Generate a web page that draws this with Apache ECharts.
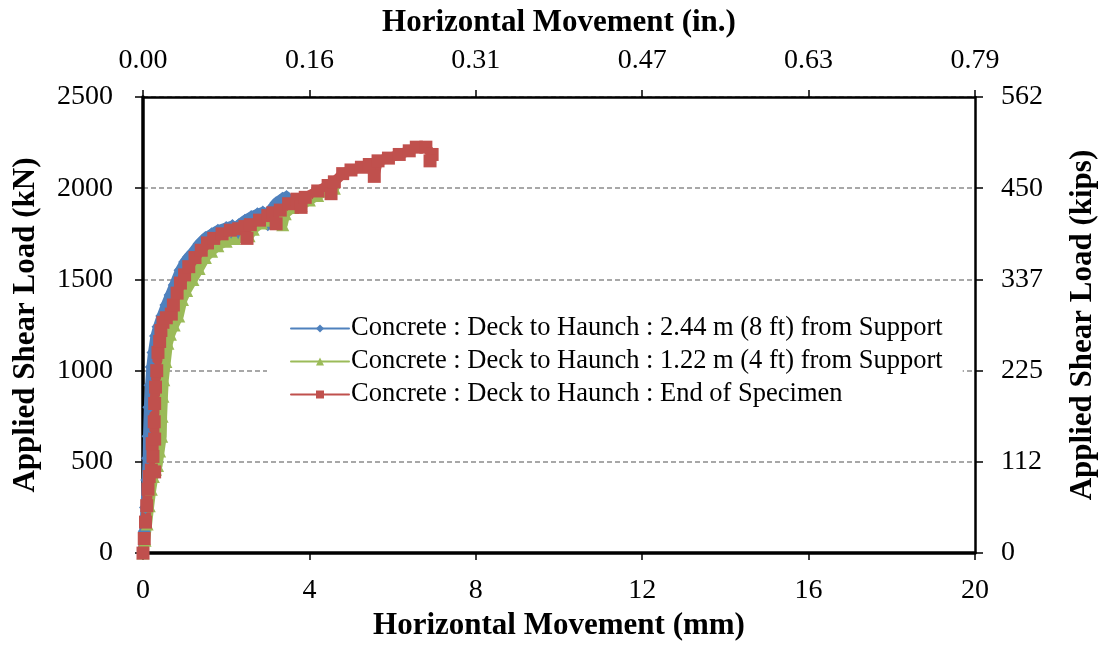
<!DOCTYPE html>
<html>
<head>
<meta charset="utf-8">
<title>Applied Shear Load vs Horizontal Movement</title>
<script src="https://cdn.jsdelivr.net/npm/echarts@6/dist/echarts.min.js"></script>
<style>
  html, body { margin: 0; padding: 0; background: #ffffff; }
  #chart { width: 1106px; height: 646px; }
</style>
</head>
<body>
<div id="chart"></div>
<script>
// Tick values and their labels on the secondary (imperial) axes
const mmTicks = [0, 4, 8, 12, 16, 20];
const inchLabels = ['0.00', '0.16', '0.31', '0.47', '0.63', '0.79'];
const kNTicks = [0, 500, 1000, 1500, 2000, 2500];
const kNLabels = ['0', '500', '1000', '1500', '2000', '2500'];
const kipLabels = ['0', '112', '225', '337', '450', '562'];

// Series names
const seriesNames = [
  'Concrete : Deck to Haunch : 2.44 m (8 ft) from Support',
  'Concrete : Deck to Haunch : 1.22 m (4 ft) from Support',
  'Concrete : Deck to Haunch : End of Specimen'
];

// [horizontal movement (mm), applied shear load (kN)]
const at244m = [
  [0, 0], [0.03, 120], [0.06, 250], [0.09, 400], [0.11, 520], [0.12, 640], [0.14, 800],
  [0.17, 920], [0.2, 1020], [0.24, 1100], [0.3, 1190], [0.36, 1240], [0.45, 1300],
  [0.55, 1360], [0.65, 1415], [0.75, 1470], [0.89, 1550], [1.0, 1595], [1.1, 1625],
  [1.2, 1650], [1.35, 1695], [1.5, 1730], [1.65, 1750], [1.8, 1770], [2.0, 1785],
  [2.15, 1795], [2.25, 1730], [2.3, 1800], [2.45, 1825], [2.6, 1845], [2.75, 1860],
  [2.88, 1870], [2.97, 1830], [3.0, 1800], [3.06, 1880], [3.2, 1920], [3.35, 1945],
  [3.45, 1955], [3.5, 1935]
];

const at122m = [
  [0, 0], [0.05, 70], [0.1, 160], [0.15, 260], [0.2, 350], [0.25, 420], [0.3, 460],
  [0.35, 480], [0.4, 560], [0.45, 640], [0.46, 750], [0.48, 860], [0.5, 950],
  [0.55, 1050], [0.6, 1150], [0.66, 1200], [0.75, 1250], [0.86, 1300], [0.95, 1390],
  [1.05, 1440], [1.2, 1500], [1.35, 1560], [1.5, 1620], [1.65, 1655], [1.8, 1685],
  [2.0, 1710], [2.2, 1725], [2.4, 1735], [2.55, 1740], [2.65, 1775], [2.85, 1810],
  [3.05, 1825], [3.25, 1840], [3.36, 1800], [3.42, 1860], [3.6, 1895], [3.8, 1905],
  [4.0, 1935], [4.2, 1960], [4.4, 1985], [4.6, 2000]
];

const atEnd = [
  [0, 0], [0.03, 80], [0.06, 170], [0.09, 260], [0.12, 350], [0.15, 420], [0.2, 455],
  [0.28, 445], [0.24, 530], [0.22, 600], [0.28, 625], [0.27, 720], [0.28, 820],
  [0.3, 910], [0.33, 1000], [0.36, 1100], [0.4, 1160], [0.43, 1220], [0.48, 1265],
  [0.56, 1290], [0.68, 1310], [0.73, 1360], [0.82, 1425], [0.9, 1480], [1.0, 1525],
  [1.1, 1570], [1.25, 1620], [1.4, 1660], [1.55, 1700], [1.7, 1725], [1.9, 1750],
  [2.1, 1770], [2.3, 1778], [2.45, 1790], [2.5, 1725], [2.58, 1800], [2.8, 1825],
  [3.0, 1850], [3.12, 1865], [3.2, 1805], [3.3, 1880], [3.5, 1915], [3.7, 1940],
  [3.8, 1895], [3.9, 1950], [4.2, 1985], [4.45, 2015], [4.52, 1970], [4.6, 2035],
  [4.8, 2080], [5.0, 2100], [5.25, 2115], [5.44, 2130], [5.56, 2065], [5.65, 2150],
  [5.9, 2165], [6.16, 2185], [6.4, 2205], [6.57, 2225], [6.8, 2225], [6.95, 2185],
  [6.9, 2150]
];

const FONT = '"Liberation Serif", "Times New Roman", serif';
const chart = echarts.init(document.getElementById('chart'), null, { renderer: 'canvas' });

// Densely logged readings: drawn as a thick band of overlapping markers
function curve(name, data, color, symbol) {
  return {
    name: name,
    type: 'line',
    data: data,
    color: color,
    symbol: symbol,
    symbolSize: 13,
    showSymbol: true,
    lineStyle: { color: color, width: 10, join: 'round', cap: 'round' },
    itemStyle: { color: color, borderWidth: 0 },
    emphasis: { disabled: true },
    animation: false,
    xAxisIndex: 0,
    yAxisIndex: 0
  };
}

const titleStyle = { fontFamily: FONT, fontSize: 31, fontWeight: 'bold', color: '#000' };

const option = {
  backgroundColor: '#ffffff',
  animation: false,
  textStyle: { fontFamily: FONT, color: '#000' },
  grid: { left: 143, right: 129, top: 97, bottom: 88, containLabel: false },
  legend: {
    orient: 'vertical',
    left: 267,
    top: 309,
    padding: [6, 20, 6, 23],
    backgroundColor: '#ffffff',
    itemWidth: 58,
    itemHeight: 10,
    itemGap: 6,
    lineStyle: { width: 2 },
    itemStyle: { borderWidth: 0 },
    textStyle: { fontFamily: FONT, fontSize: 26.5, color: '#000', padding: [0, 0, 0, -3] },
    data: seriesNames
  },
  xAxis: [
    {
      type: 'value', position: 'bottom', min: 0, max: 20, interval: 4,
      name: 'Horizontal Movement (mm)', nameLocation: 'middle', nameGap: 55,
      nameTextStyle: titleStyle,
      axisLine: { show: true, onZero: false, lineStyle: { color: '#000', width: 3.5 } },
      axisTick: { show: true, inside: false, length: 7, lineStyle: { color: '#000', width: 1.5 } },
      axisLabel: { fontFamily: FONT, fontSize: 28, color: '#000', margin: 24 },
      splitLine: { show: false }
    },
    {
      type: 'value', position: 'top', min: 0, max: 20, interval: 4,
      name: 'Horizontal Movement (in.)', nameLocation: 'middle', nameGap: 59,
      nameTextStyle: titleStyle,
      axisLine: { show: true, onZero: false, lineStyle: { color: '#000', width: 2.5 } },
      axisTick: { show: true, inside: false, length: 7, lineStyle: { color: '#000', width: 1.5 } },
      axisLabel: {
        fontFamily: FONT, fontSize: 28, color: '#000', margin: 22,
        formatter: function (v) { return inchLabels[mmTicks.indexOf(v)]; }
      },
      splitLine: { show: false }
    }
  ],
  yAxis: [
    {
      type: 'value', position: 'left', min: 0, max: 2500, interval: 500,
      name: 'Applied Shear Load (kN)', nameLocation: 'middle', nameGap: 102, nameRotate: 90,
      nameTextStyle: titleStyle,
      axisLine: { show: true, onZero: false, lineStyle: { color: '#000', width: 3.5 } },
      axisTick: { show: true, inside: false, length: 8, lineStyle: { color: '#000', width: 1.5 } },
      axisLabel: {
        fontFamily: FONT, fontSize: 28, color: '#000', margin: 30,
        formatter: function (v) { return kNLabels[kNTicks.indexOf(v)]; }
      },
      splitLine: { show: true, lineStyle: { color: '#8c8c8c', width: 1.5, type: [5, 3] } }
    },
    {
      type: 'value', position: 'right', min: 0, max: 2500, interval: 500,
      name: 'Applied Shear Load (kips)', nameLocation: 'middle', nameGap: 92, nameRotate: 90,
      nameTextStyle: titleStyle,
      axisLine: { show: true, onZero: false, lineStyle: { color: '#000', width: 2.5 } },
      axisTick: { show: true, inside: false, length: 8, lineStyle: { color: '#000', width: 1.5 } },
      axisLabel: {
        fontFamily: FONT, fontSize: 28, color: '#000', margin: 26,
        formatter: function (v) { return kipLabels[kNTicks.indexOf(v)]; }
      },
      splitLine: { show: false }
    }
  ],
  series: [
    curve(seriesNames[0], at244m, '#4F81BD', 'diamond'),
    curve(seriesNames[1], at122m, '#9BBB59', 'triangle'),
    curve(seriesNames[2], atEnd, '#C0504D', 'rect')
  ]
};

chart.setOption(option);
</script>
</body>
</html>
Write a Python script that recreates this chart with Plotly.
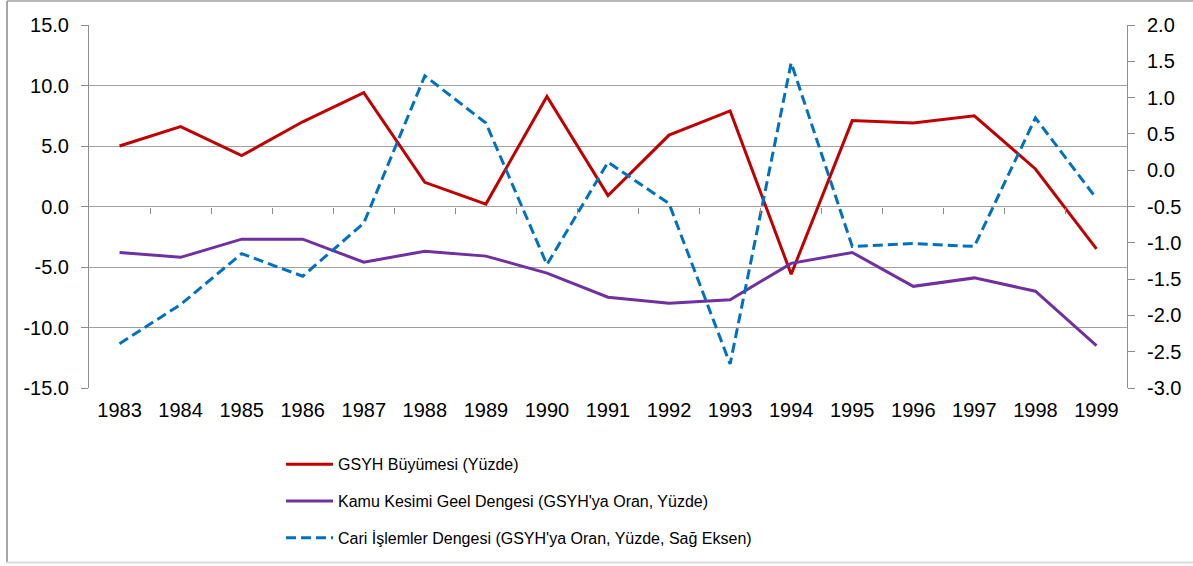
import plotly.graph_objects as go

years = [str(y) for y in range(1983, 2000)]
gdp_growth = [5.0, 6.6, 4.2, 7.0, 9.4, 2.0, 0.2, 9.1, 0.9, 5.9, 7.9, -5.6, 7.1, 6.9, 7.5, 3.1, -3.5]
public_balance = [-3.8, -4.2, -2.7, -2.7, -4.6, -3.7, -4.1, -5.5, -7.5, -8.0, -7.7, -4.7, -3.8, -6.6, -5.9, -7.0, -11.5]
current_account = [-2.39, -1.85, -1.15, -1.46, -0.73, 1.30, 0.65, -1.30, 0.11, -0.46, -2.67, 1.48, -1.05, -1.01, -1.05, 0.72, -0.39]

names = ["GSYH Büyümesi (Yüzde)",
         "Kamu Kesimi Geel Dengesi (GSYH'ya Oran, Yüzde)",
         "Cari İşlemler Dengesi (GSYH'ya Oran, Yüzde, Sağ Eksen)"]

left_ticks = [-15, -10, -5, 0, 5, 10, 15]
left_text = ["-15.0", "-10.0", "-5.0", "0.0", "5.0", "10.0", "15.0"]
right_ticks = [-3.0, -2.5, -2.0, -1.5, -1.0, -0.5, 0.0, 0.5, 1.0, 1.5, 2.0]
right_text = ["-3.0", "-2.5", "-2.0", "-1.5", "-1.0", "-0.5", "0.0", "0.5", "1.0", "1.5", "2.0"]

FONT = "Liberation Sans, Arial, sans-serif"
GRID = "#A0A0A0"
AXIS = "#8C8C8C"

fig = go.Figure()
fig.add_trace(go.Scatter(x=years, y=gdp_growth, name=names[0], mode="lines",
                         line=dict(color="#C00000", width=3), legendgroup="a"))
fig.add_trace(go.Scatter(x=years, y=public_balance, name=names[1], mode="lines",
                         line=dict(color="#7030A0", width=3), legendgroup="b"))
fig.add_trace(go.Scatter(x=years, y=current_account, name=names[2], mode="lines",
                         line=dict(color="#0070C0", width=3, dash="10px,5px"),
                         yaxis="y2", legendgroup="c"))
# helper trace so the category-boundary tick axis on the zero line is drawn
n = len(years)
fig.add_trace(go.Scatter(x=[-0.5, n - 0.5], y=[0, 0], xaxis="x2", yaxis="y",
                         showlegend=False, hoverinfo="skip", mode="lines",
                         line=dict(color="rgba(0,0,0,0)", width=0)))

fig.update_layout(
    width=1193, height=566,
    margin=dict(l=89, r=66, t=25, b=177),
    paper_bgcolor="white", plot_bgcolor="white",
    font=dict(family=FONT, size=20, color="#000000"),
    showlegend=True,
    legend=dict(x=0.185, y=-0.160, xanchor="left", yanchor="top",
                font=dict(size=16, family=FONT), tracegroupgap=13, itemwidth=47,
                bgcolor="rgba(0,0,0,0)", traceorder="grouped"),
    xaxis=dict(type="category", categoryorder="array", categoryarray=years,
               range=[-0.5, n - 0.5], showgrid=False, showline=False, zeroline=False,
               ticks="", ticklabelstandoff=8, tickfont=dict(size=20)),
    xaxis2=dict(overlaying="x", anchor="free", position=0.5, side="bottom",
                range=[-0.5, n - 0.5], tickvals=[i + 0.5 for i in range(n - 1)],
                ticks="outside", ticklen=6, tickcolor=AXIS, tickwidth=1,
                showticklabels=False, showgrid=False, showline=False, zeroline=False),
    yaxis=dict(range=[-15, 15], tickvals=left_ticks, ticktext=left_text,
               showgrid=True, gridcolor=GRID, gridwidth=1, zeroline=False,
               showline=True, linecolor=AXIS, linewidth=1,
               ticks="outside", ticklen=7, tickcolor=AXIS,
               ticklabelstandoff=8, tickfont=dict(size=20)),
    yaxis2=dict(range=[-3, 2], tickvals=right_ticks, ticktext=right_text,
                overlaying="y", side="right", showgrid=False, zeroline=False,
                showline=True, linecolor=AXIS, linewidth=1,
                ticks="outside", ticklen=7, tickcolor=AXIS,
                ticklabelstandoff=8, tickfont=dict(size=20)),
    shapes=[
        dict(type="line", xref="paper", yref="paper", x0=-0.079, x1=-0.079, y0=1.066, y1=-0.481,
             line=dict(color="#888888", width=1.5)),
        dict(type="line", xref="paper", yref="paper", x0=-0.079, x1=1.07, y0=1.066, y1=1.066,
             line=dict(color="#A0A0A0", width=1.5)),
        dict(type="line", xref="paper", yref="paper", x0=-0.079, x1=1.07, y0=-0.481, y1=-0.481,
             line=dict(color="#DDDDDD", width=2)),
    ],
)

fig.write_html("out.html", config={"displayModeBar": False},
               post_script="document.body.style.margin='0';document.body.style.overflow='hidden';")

WHAT THIS TASK INVOLVES>
Pick each line holding the word "with" out of the listing.

FINAL RESULT>
Generate a web page that draws this with Apache ECharts.
Write a Python script that recreates this chart with Plotly.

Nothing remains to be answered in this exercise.